Not just for honeymooners.
Watch a 50-foot whale breach off the coast of Lahaina or stand amongst the clouds high atop the Haleakala Volcano and you’ll see why Maui was bestowed with the moniker “The Magic Isle” by its people. Maui inspires awe.
A seemingly endless number of waterfalls, enviable sunsets and some of the best beaches in the world are what you can expect on Maui. Although it’s the second largest Hawaiian island, very few people reside there. And as such, airy resorts are spread across the land, and small towns provide charm and local flavour, making Maui a favourite for sophisticated programs or for those who want to escape the hustle-and-bustle of Honolulu.
LAY OF THE LAND
Some of Maui’s most spectacular beaches and resorts are situated along the western coast in the regions of Ka‘anapali, Kapalua, Lahaina, Kihei and Wailea.

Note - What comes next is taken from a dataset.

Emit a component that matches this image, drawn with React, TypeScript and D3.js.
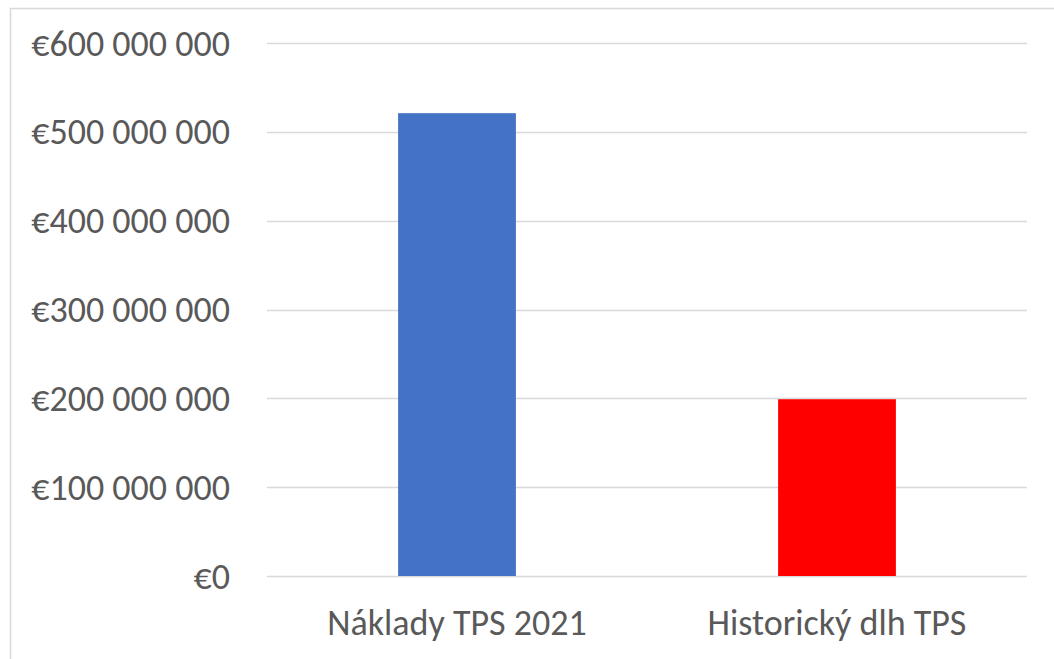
import React, { useEffect, useRef } from "react"
import * as d3 from "d3"

const categories = ["Náklady TPS 2021", "Historický dlh TPS"]
const values = [521000000, 199000000]
const barColors = ["#4472C4", "#FF0000"]
const yTicks = [0, 100000000, 200000000, 300000000, 400000000, 500000000, 600000000]

const W = 1054
const H = 659
const FONT = "Carlito, Calibri, Lato, sans-serif"

function formatEuro(v: number) {
  // thousands separated by spaces, euro sign in front
  const s = String(Math.round(v)).replace(/\B(?=(\d{3})+(?!\d))/g, " ")
  return "€" + s
}

export default function App() {
  const svgRef = useRef<SVGSVGElement>(null)

  useEffect(() => {
    const svg = d3.select(svgRef.current)
    svg.selectAll("*").remove()

    const margin = { top: 43, right: 27, bottom: 83, left: 267 }
    const width = W - margin.left - margin.right
    const height = H - margin.top - margin.bottom

    // chart frame (cut off on the right and bottom like the original)
    svg.append("rect")
      .attr("x", 10.5).attr("y", 8.5)
      .attr("width", 1100).attr("height", 700)
      .attr("fill", "none").attr("stroke", "#d9d9d9").attr("stroke-width", 1.5)

    const g = svg.append("g").attr("transform", `translate(${margin.left},${margin.top})`)

    const x = d3.scaleBand()
      .domain(categories)
      .range([0, width])
      .paddingInner(0.69)
      .paddingOuter(0.345)

    const y = d3.scaleLinear().domain([0, 600000000]).range([height, 0])

    // gridlines
    g.selectAll("line.grid")
      .data(yTicks)
      .enter()
      .append("line")
      .attr("x1", 0).attr("x2", width)
      .attr("y1", d => Math.round(y(d)) + 0.5)
      .attr("y2", d => Math.round(y(d)) + 0.5)
      .attr("stroke", "#d9d9d9").attr("stroke-width", 1.5)

    // y labels
    g.selectAll("text.ylab")
      .data(yTicks)
      .enter()
      .append("text")
      .attr("x", -37)
      .attr("y", d => y(d))
      .attr("dy", "0.35em")
      .attr("text-anchor", "end")
      .attr("font-family", FONT)
      .attr("font-size", 36)
      .attr("fill", "#595959")
      .text(d => formatEuro(d))

    // bars
    g.selectAll("rect.bar")
      .data(values)
      .enter()
      .append("rect")
      .attr("x", (d, i) => x(categories[i])!)
      .attr("y", d => y(d))
      .attr("width", x.bandwidth())
      .attr("height", d => height - y(d))
      .attr("fill", (d, i) => barColors[i])

    // x labels
    g.selectAll("text.xlab")
      .data(categories)
      .enter()
      .append("text")
      .attr("x", d => x(d)! + x.bandwidth() / 2)
      .attr("y", height + 46)
      .attr("dy", "0.35em")
      .attr("text-anchor", "middle")
      .attr("font-family", FONT)
      .attr("font-size", 36)
      .attr("fill", "#595959")
      .text(d => d)
  }, [])

  return (
    <svg ref={svgRef} width={W} height={H}
      style={{ position: "absolute", left: 0, top: 0, display: "block", background: "#fff" }} />
  )
}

Ka‘anapali, in West Maui, is where you’ll find the most established resorts, with spectacular views of Lana‘i and Moloka‘i islands. The Hyatt Regency Maui Resort & Spa, with 806 guestrooms on 40 lush acres of beachfront property, was the first in a chain of high-end incentive properties on the island with ample meeting space. Have a private breakfast facing the ocean at the Westin Maui Resort & Spa, fresh off a $33-million room renovation. The resorts along Ka‘anapali beach are steps from Whaler’s Village’s high-end boutiques and beachside restaurants Hula Grill, Leilani’s On The Beach and Maui Fish & Pasta.
Kapalua is home to The Ritz-Carlton, Kapalua, a stunning luxury resort with 463 remodelled guestrooms, framed by two championship golf courses atop a hill. While the resort isn’t beachfront, there is beach access as well as a 10,000-sq.-ft. tri-level swimming pool surrounded by extra comforts, such as private cabanas with built-in flat-screen TVs and iPod chargers.
Head South to Wailea and discover the iconic Grand Wailea, a 40-acre property with 780 rooms and 52 suites that became a Waldorf Astoria resort five years ago. The Grand Wailea is home to the largest ballroom in the state (26,700 sq. ft.), acclaimed golf facilities and tennis club and an expansive 50,000-sq.-ft. spa, aptly named Spa Grande, with 40 treatment rooms, capable of handling 400 treatments a day. The nearby Fairmont Kea Lani is Hawaii’s only all-suite and villa oceanfront luxury resort. The property enjoys a relaxed, unassuming vibe suitable for mid-sized groups of up to 300. Clean lines and Spanish design define the resort, which also features two- and three-bedroom villas and 36,000 sq. ft. of newly renovated meeting space.
Maui boasts the best sunsets of all the Hawaiian islands, because the islands of Lana‘i and Moloka‘i provide texture to the blazing sky. Make the most of the natural backdrop with a beachfront event or sunset Pu-Pu (the Hawaiian word for appetizer) cruise. The town of Lahaina, once a thriving whaling port in the 1800s, is now a lively gathering place for dining, art and entertainment and home to Fleetwood’s On Front, a new restaurant opened by celebrity musician Mick Fleetwood, from Fleetwood Mac.
For a night of underwater enchantment, hold a private dinner at the Maui Ocean Centre amidst the majestic kings of the sea, while hammerhead and tiger sharks glide above you and your guests.
No trip to Maui is complete without taking one of the most scenic (and wind-y) drives in the world. The road to Hana provides guests with spectacular views of the ocean, too many waterfalls to count and, of course, more than 600 curves.
People say “Maui no ka ‘oi!” Which means “Maui is the best!” And it’s certainly clear why.
The Hawaiian alphabet has only 13 letters; five vowels and eight consonants.
Trade winds in Maui provide relief from the heat, but can wreak havoc on an outdoor event. While you can’t control the weather, you can control your program’s location. Since the island of Maui is shaped like a figure eight, when the trade winds pick up, the centre part of the island experiences a wind-tunnel effect, according to Russell Speck, of Pleasure Island DMC. The trade winds are strongest in the centre of the island between the West Maui Volcano (known to Hawaiians as Maui Komohana) and Haleakala.